A 149M Parameter Model Just Matched a 1.2B Giant — The Reranker Benchmark Nobody Asked For Proves Bigger Isn't Better

AI reranker benchmark comparison showing smaller models competing with larger ones

A new benchmark study comparing eight popular reranker models has delivered a verdict that should make every AI company rethinking its "bigger is better" strategy pause and reflect: a 149-million parameter model performed just as well as one eight times its size.

The Benchmark That Puts Model Size on Trial

The study, published by AIMultiple Research, tested eight reranker models across a dataset of 145,000 Amazon product reviews. Rerankers are the unsung workhorses of search and retrieval systems — they take a rough list of candidate results and reorder them by relevance. Every time you get a decent search result from an AI-powered system, there's probably a reranker doing the heavy lifting behind the scenes.

The models tested ranged from compact 33-million parameter models to a massive 4-billion parameter behemoth. And the results? They should be required reading for every AI executive approving GPU purchase orders.

The David vs. Goliath Results

The 149M parameter model and the 1.2B parameter model both achieved an identical 83% Hit@1 score — meaning they correctly identified the most relevant result 83% of the time. That's an eightfold difference in model size for literally zero improvement in the metric that matters most.

But the real kicker is the 4B parameter model. The largest model in the benchmark didn't even crack the top three. It placed fourth overall, while taking 4.5 times longer to process queries than smaller competitors. You're burning 4.5x the compute for worse accuracy. That's not a scaling law — that's a scaling tax.

Why This Matters Beyond Benchmarks

The AI industry has spent the last three years in a parameter arms race. More parameters meant better models, which meant more funding, which meant more GPUs, which meant more parameters. It's a self-reinforcing cycle that has made NVIDIA the most valuable company on Earth and turned data center power consumption into a geopolitical issue.

But reranker benchmarks like this one are starting to poke holes in the narrative. If a model one-eighth the size can match its larger rival on accuracy while running significantly faster and cheaper, the economic case for always going bigger starts to crumble.

The Efficiency Revolution Nobody's Marketing

Smaller, efficient models don't generate headlines. Nobody writes breathless blog posts about a 149M model that's "just as good." There's no press release for "we used fewer GPUs this quarter." But in production environments where latency, cost, and energy consumption actually matter, these efficiency gains are transformative.

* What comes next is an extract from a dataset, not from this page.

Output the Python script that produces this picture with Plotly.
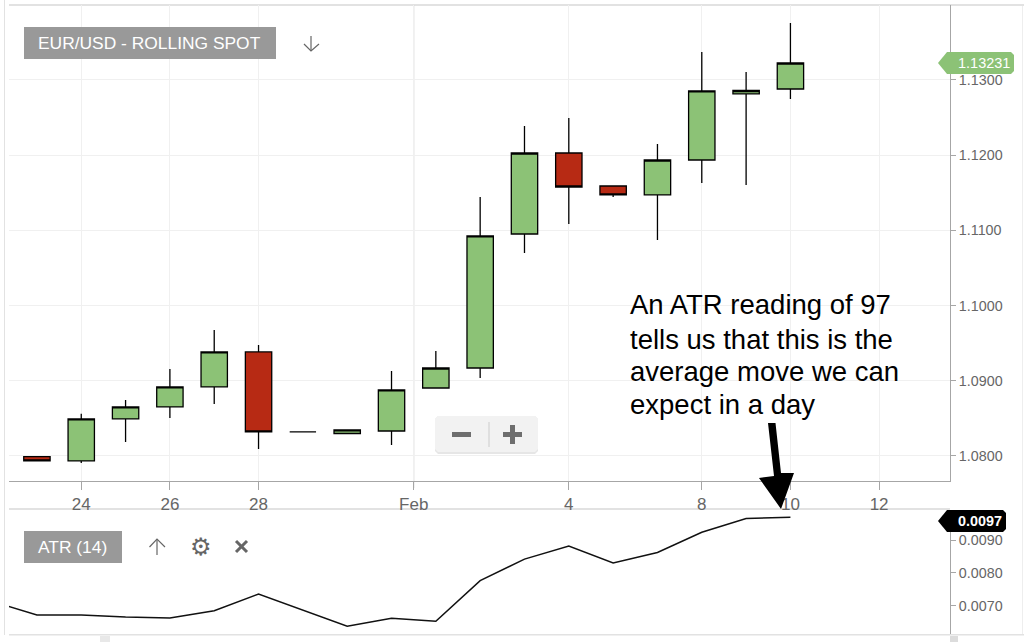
import plotly.graph_objects as go

W, H = 1024, 642

# session index, weekends are skipped on the axis
sessions = list(range(18))
opens = [1.07990, 1.07934, 1.08492, 1.08652, 1.08918, 1.09383, 1.08320, 1.08299, 1.08332,
         1.08904, 1.09170, 1.10952, 1.12029, 1.11590, 1.11471, 1.11936, 1.12814, 1.12880]
highs = [1.07990, 1.08562, 1.08745, 1.09157, 1.09676, 1.09476, 1.08320, 1.08346, 1.09130,
         1.09396, 1.11444, 1.12388, 1.12495, 1.11590, 1.12149, 1.13372, 1.13106, 1.13758]
lows = [1.07935, 1.07907, 1.08186, 1.08505, 1.08691, 1.08093, 1.08320, 1.08299, 1.08146,
        1.08904, 1.09037, 1.10700, 1.11085, 1.11444, 1.10872, 1.11630, 1.11604, 1.12747]
closes = [1.07935, 1.08492, 1.08652, 1.08918, 1.09383, 1.08319, 1.08320, 1.08346, 1.08878,
          1.09170, 1.10926, 1.12029, 1.11577, 1.11471, 1.11936, 1.12854, 1.12860, 1.13226]

atr_x = [-1] + sessions
atr = [0.00712, 0.00671, 0.00671, 0.00665, 0.00662, 0.00684, 0.00735, 0.00686, 0.00637, 0.00661,
       0.00652, 0.00776, 0.00842, 0.00882, 0.00830, 0.00862, 0.00924, 0.00966, 0.00970]

x_ticks = [1, 3, 5, 8.5, 12, 15, 17, 19]
x_labels = ["24", "26", "28", "Feb", "4", "8", "10", "12"]
price_ticks = [1.08, 1.09, 1.10, 1.11, 1.12, 1.13]
atr_ticks = [0.007, 0.008, 0.009]

GREEN = "#8cc276"
RED = "#b72a14"
GRID = "#f0f0f0"
AXIS = "#a6a6a6"
LIGHT = "#e2e2e2"
TEXT = "#666666"
FONT = "Liberation Sans"


def px(x):
    return x / W


def py(y):
    return 1 - y / H


def path(points, close=True):
    d = "M " + " L ".join(f"{px(x):.5f},{py(y):.5f}" for x, y in points)
    return d + (" Z" if close else "")


def rect(x0, y0, x1, y1, color, layer="below"):
    return dict(type="rect", xref="paper", yref="paper", x0=px(x0), x1=px(x1), y0=py(y0), y1=py(y1),
                fillcolor=color, line_width=0, layer=layer)


def stroke(points, color, width, layer="above", close=False, fill=None):
    shape = dict(type="path", xref="paper", yref="paper", path=path(points, close),
                 line=dict(color=color, width=width), layer=layer)
    if fill:
        shape["fillcolor"] = fill
    return shape


def label(x, y, text, size, color, anchor="left", family=FONT):
    return dict(xref="paper", yref="paper", x=px(x), y=py(y), text=text, showarrow=False, xanchor=anchor,
                yanchor="middle", font=dict(family=family, size=size, color=color), borderpad=0, borderwidth=0)


fig = go.Figure()
fig.add_trace(go.Candlestick(
    x=sessions, open=opens, high=highs, low=lows, close=closes, whiskerwidth=0,
    increasing=dict(fillcolor=GREEN, line=dict(color="#000000", width=1.3)),
    decreasing=dict(fillcolor=RED, line=dict(color="#000000", width=1.3)),
    xaxis="x", yaxis="y",
))
fig.add_trace(go.Scatter(x=atr_x, y=atr, mode="lines", line=dict(color="#111111", width=1.5),
                         xaxis="x2", yaxis="y2"))

x_range = [-0.63, 20.6]
shapes = [
    # panel frame
    rect(4, 0, 5, 635, LIGHT),
    rect(9, 4, 1024, 6, LIGHT),
    rect(9, 508, 950, 510, LIGHT),
    rect(1022, 6, 1023, 634, "#eeeeee"),
    rect(9, 634, 1024, 635.5, LIGHT),
    rect(100, 636, 110, 642, "#e8e8e8"),
    rect(950, 636, 958, 642, "#dcdcdc"),
    dict(type="line", xref="x", yref="paper", x0=8.5, x1=8.5, y0=py(488), y1=py(5),
         line=dict(color="#cfcfcf", width=1.2), layer="below"),
    # title buttons
    rect(24, 27, 276, 59, "#999999", "above"),
    rect(24, 531, 122, 563, "#999999", "above"),
    # down arrow, up arrow and close icons
    stroke([(311, 36), (311, 51)], "#666666", 1.2),
    stroke([(304, 44), (311, 51), (319, 44)], "#666666", 1.2),
    stroke([(157, 539), (157, 555)], "#666666", 1.2),
    stroke([(149.5, 547), (157, 539), (165, 547)], "#666666", 1.2),
    stroke([(236, 541), (247, 552)], "#666666", 3),
    stroke([(247, 541), (236, 552)], "#666666", 3),
    # zoom control
    dict(type="path", xref="paper", yref="paper", layer="above", fillcolor="#e6e6e6", line_width=0,
         path=path([(435, 419), (438, 416), (535, 416), (538, 419), (538, 451), (535, 454), (438, 454), (435, 451)])),
    dict(type="path", xref="paper", yref="paper", layer="above", fillcolor="#f2f2f2", line_width=0,
         path=path([(435, 419), (438, 416), (535, 416), (538, 419), (538, 449), (535, 452), (438, 452), (435, 449)])),
    rect(452, 432, 471, 437, "#6e6e6e", "above"),
    rect(488.5, 422, 489.5, 447, "#cccccc", "above"),
    rect(503, 432, 522, 437, "#6e6e6e", "above"),
    rect(510, 425, 515, 444, "#6e6e6e", "above"),
    # price tags
    stroke([(938, 63), (947, 52), (1011, 52), (1014, 55), (1014, 71), (1011, 74), (947, 74)],
           GREEN, 0, close=True, fill=GREEN),
    stroke([(938, 521), (947, 510), (1003, 510), (1006, 513), (1006, 529), (1003, 532), (947, 532)],
           "#000000", 0, close=True, fill="#000000"),
    # callout arrow
    stroke([(768, 423), (775.5, 423), (781, 473), (794, 473), (781, 509), (759, 478), (774, 476)],
           "#000000", 0, close=True, fill="#000000"),
]

annotations = [
    label(38, 43, "EUR/USD - ROLLING SPOT", 17.4, "#ffffff"),
    label(38, 547, "ATR (14)", 17.4, "#ffffff"),
    label(201, 547, "⚙", 24, "#666666", "center", "DejaVu Sans"),
    label(1010, 63, "1.13231", 14.5, "#ffffff", "right"),
    label(1002, 521, "<b>0.0097</b>", 14.4, "#ffffff", "right"),
    label(630, 304, "An ATR reading of 97", 27.5, "#000000"),
    label(630, 339, "tells us that this is the", 27.5, "#000000"),
    label(630, 372, "average move we can", 27.5, "#000000"),
    label(630, 404, "expect in a day", 27.5, "#000000"),
]

tick_font = dict(family=FONT, size=14.3, color=TEXT)
fig.update_layout(
    width=W, height=H, margin=dict(l=0, r=0, t=0, b=0),
    paper_bgcolor="#ffffff", plot_bgcolor="#ffffff", showlegend=False, boxgap=0.15,
    shapes=shapes, annotations=annotations,
    xaxis=dict(domain=[px(9), px(950)], range=x_range, anchor="y", tickmode="array", tickvals=x_ticks,
               ticktext=x_labels, ticks="outside", ticklen=8, tickcolor=AXIS,
               tickfont=dict(family=FONT, size=17, color=TEXT),
               showline=True, linecolor=AXIS, linewidth=1, showgrid=True, gridcolor=GRID, zeroline=False,
               rangeslider=dict(visible=False)),
    yaxis=dict(domain=[py(481), py(5)], range=[1.07667, 1.13997], anchor="x", side="right", tickmode="array",
               tickvals=price_ticks, tickformat=".4f", ticks="outside", ticklen=5, tickcolor=AXIS,
               tickfont=tick_font, showline=True, linecolor=AXIS, linewidth=1, showgrid=True, gridcolor=GRID,
               zeroline=False),
    xaxis2=dict(domain=[px(9), px(950)], range=x_range, anchor="y2", visible=False),
    yaxis2=dict(domain=[py(634), py(510)], range=[0.00613, 0.00992], anchor="x2", side="right", tickmode="array",
                tickvals=atr_ticks, tickformat=".4f", ticks="outside", ticklen=5, tickcolor=AXIS,
                tickfont=tick_font, showline=True, linecolor=AXIS, linewidth=1, showgrid=False, zeroline=False),
)

# the page's default body margin would push the figure 8px in
fig.write_html("out.html", config=dict(displayModeBar=False), post_script="document.body.style.margin = '0';")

Companies running millions of search queries per day would see massive infrastructure savings by deploying the smaller model. Multiply that across the entire industry, and you're looking at billions in potential savings — and significantly reduced carbon footprints.

The Bottom Line

This benchmark is a small but important data point in what should be a much larger conversation: the AI industry's obsession with scale is hitting diminishing returns, and in some cases, negative returns. The smartest play isn't always the biggest model — it's the right-sized one. But good luck getting that message through when the entire industry's business model depends on selling you the next, larger thing.